As the cheap fossil fuels of the 20th century fade into memory, smart glass windows look better than ever as potential energy savers. Their ability to darken in sunlight could save billions of dollars in cooling costs each year. The technologies behind these windows, however, are in various stages of development and commercialization as of 2011. They vary widely in their speed of transition from light to dark and their suitability for a range of applications.
Photochromic windows, under development as of 2011, contain the same glass that's available as self-darkening sunglasses. Like those glasses, however, the degree to which they darken depends on the amount of light that strikes them. During winter, when the sun sits low in the sky, photochromic windows would get darker than when they're exposed to summer's higher sun. Their responsiveness to light, not heat, would limit photochromic window's effectiveness as summer energy savers.
Commercially available thermochromic windows contain a film that tints automatically with exposure to the sun's heat. Their degree of darkening increases on the warmest days. Individual thermochromic windows darken at different rates throughout the day and year depending on the angle of the sun reaching them. Windows with southern exposure take 12 hours to go from clear to fully dark and back as the sun tracks across the sky. Clear thermochromic windows have a blue-green tint and 45 percent light transmittance. At their darkest, they admit 10 percent of the sunlight.
Electrochromic windows incorporate the same light-responsive technology used in millions of self-dimming car mirrors. These windows contain five transparent layers, two of which hold lithium ions. When exposed to a small electrical current, the ions move slowly move from one layer to the other, darkening the window. When the current stops, the ions return to their original positions. While they don't tint in response to sunlight, electrochromic windows can continually interface with sensors to dim or clear automatically. Electrochromic technology works on square, rectangular, triangular and trapezoidal windows measuring up to 3.5 by 5 feet. Transition time between clear and dark states ranges from three to five minutes.
Suspended Particle Device Windows
Suspended particle device, or SPD, windows contain a film of particles.

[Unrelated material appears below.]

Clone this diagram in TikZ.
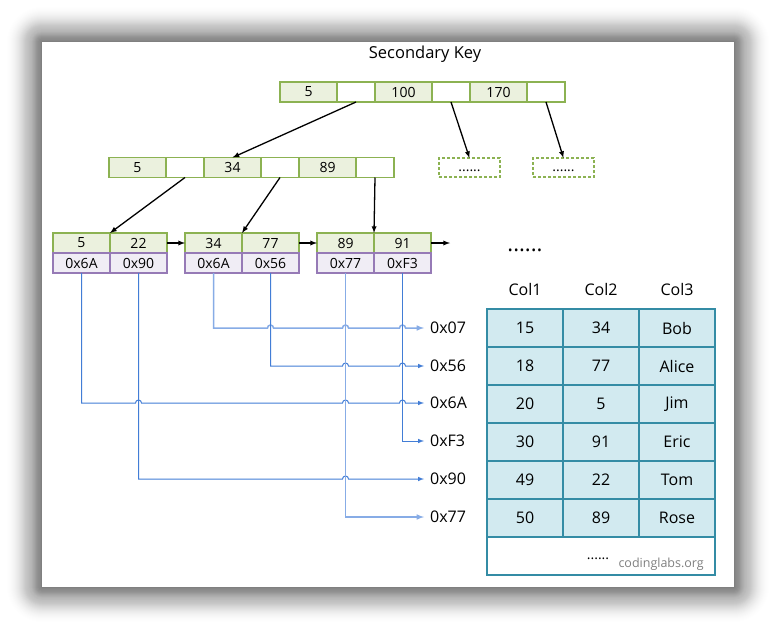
\documentclass[tikz,border=0pt]{standalone}
\usepackage{fontspec}
\setmainfont{Open Sans}
\usetikzlibrary{arrows,positioning}

\definecolor{keyline}{RGB}{140,178,82}
\definecolor{keyfill}{RGB}{235,241,222}
\definecolor{addrline}{RGB}{150,122,182}
\definecolor{addrfill}{RGB}{240,237,245}
\definecolor{rowline}{RGB}{52,140,165}
\definecolor{rowfill}{RGB}{210,234,240}
\definecolor{linkblue}{RGB}{66,125,214}
\definecolor{linkpale}{RGB}{135,172,230}

\tikzset{
  cell/.style={draw=keyline, line width=1.5pt, minimum height=20pt, inner sep=0pt, outer sep=0pt, font=\fontsize{14}{16}\selectfont},
  key/.style={cell, fill=keyfill, minimum width=57pt},
  ptr/.style={cell, fill=white, minimum width=38pt},
  addr/.style={cell, draw=addrline, fill=addrfill, minimum width=57pt},
  ghost/.style={cell, densely dashed, minimum width=61pt, minimum height=19pt, text height=8pt, text depth=0pt},
  tcell/.style={draw=rowline, fill=rowfill, line width=1.5pt, minimum width=76pt, minimum height=38pt, inner sep=0pt, outer sep=0pt, font=\fontsize{16}{18}\selectfont},
  head/.style={font=\fontsize{16}{18}\selectfont},
  rid/.style={anchor=west, inner xsep=6pt, inner ysep=0pt, font=\fontsize{16}{18}\selectfont},
  treeedge/.style={->, line width=1.3pt},
  link/.style={->, draw=linkblue, line width=1pt},
  palelink/.style={->, draw=linkpale, line width=1.5pt}
}

\begin{document}
\begin{tikzpicture}[x=1pt, y=-1pt, >=latex]
\useasboundingbox (0,0) rectangle (776,629);
% card
\foreach \i [evaluate=\i as \op using 0.001*(37-\i)] in {1,...,36}
  \fill[black, opacity=\op, rounded corners=\i pt] (42-\i,42-\i) rectangle (734+\i,587+\i);
\fill[white] (42,42) rectangle (734,587);

\node[anchor=base, font=\fontsize{16.5}{18}\selectfont] (title) at (425,58) {Secondary Key};

% root
\node[key] (r1) at (308.5,92) {5};
\node[ptr, right=0pt of r1] (r2) {};
\node[key, right=0pt of r2] (r3) {100};
\node[ptr, right=0pt of r3] (r4) {};
\node[key, right=0pt of r4] (r5) {170};
\node[ptr, right=0pt of r5] (r6) {};

\node[ghost] (d1) at (469.5,167.5) {......};
\node[ghost] (d2) at (563.5,167.5) {......};

% level 2
\node[key] (m1) at (137.5,167.5) {5};
\node[ptr, right=0pt of m1] (m2) {};
\node[key, right=0pt of m2] (m3) {34};
\node[ptr, right=0pt of m3] (m4) {};
\node[key, right=0pt of m4] (m5) {89};
\node[ptr, right=0pt of m5] (m6) {};

% leaves
\node[key] (a1) at (81.5,243) {5};
\node[key, right=0pt of a1] (a2) {22};
\node[addr, below=0pt of a1] (pa1) {0x6A};
\node[addr, below=0pt of a2] (pa2) {0x90};
\node[key] (b1) at (213.5,243) {34};
\node[key, right=0pt of b1] (b2) {77};
\node[addr, below=0pt of b1] (pb1) {0x6A};
\node[addr, below=0pt of b2] (pb2) {0x56};
\node[key] (c1) at (345.5,243) {89};
\node[key, right=0pt of c1] (c2) {91};
\node[addr, below=0pt of c1] (pc1) {0x77};
\node[addr, below=0pt of c2] (pc2) {0xF3};
\coordinate (tail) at (450,243);
\node[anchor=base, font=\fontsize{22}{24}\selectfont] (etc) at (525,251) {......};

\draw[treeedge] (r2.south) -- (m3.north);
\draw[treeedge] (r4.south) -- (d1.north);
\draw[treeedge] (r6.south) -- (d2.north);
\draw[treeedge] (m2.south) -- (a1.north east);
\draw[treeedge] (m4.south) -- (b1.north east);
\draw[treeedge] (m6.south) -- (c1.north east);
\draw[treeedge] (a2.east) -- (b1.west);
\draw[treeedge] (b2.east) -- (c1.west);
\draw[treeedge] (c2.east) -- (tail);

% row ids
\foreach \t/\y in {07/328, 56/366, 6A/403, F3/441, 90/479, 77/517}
  \node[rid] (t\t) at (424,\y) {0x\t};

\draw[link] (pa1.south) -- (pa1.south |- t6A.west) \foreach \h in {138.5,345.5,402.5} {-- (\h-3,403) arc[start angle=180, end angle=0, radius=3pt]} -- (t6A.west);
\draw[link] (pa2.south) -- (pa2.south |- t90.west) \foreach \h in {345.5} {-- (\h-3,479) arc[start angle=180, end angle=0, radius=3pt]} -- (t90.west);
\draw[palelink] (pb1.south) -- (pb1.south |- t07.west) \foreach \h in {270.5,345.5,402.5} {-- (\h-3,328) arc[start angle=180, end angle=0, radius=3pt]} -- (t07.west);
\draw[link] (pb2.south) -- (pb2.south |- t56.west) \foreach \h in {345.5,402.5} {-- (\h-3,366) arc[start angle=180, end angle=0, radius=3pt]} -- (t56.west);
\draw[palelink] (pc1.south) |- (t77.west);
\draw[link] (pc2.south) |- (tF3.west);

% table
\foreach \h [count=\i] in {Col1,Col2,Col3}
  \node[head] (h\i) at (449+76*\i,289) {\h};
\foreach \a/\b/\c [count=\i] in {15/34/Bob, 18/77/Alice, 20/5/Jim, 30/91/Eric, 49/22/Tom, 50/89/Rose} {
  \node[tcell] (x\i) at (525,290+38*\i) {\a};
  \node[tcell, right=0pt of x\i] (y\i) {\b};
  \node[tcell, right=0pt of y\i] (z\i) {\c};
}
\node[tcell, fill=white, minimum width=228pt, below=0pt of y6] (rest) {};
\node[anchor=base, font=\fontsize{14}{16}\selectfont] (more) at (598,559) {......};
\node[anchor=base east, inner sep=0pt, text=gray, font=\fontsize{12.5}{14}\selectfont] (site) at (704,567) {codinglabs.org};
\end{tikzpicture}
\end{document}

Randomly distributed in the dark, off state, the particles align to let light through in response to an electrical charge. Incremental changes in the charge's strength cause incremental changes in the film’s transparency. SPD windows are the only ones that darken or clear within seconds, while letting users determine exactly how much light they want. Like electrochromic windows, they also interface with light sensors to tint as the sun's position changes, but their adjustments are nearly instantaneous. At their darkest, SPD windows block more than 99 percent of the light. Their maximum transparency is 35 percent. SPD technology is in use in automotive, aeronautical, marine and architectural applications. It's suitable for curved or flat windows of any shape and size, and it works on plastic as well as glass.